Not a whit of evidence that the kids’ parents wouldn’t agree on them too. Not a hint that school performance isn’t the sole measure of a child’s eligibility for SSI — or that the teenager’s earnings might have no effect on his disability benefits, since they’d stay the same unless he earned more than $1,640 a month, assuming he stayed in school.
The report, he told the International Business Times “was fact-checked line by line” by an outsider and the editor, as well as by Joffe-Walt herself.
No one to my knowledge, however, is disputing the specific facts in the part on SSI for children, i.e., that more children are now receiving those benefits than in years past, as we’d expect given, among other things, population growth and the rise in child poverty.

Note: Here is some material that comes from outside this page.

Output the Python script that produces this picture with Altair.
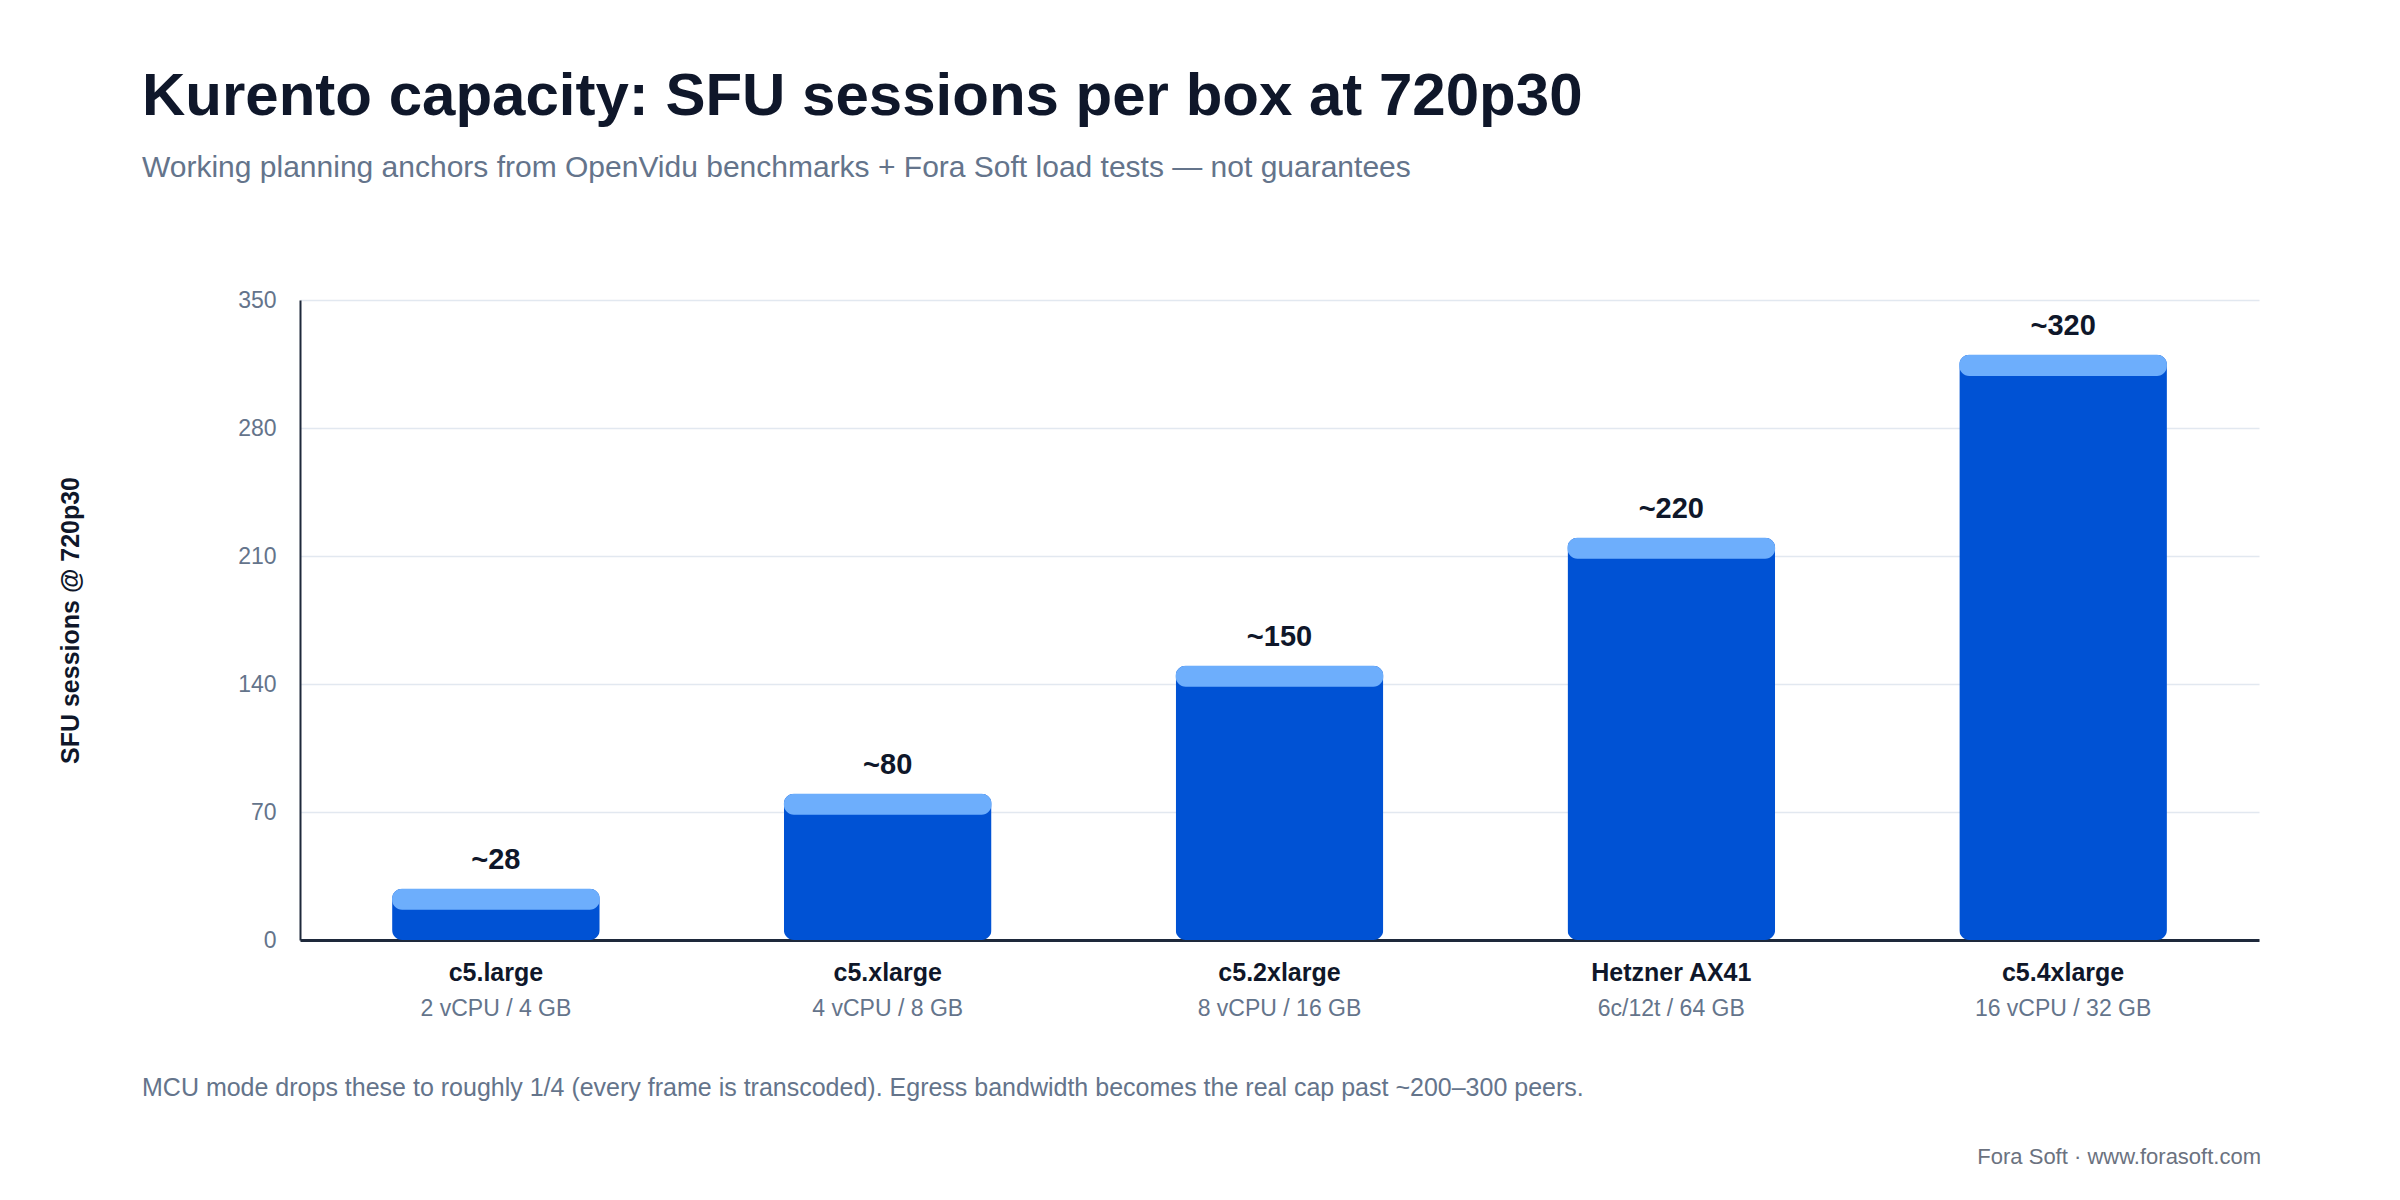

It’s the conclusions — both explicit and implied — that prompted Media Matters to call the portion on children “error-riddled.”
Perhaps in addition to talking to some people in Hale County, Alabama, Joffe-Walt might have thought to talk with some of the experts whose work Media Matters cites — and others whose work on the issues she could readily have found with a Google search.
I rather doubt she’s comfortable with the uses Fox Nation and other right-wing media have made of her report.
But if she’d done her homework, she’d have known that she was perpetrating oft-debunked myths intended to undermine a critical source of support for low and moderate-income families, who struggle to cover the costs of raising children with severe disabilities.
NOTE: NPR also broadcast Joffe-Walt’s report on Planet Money and All Things Considered.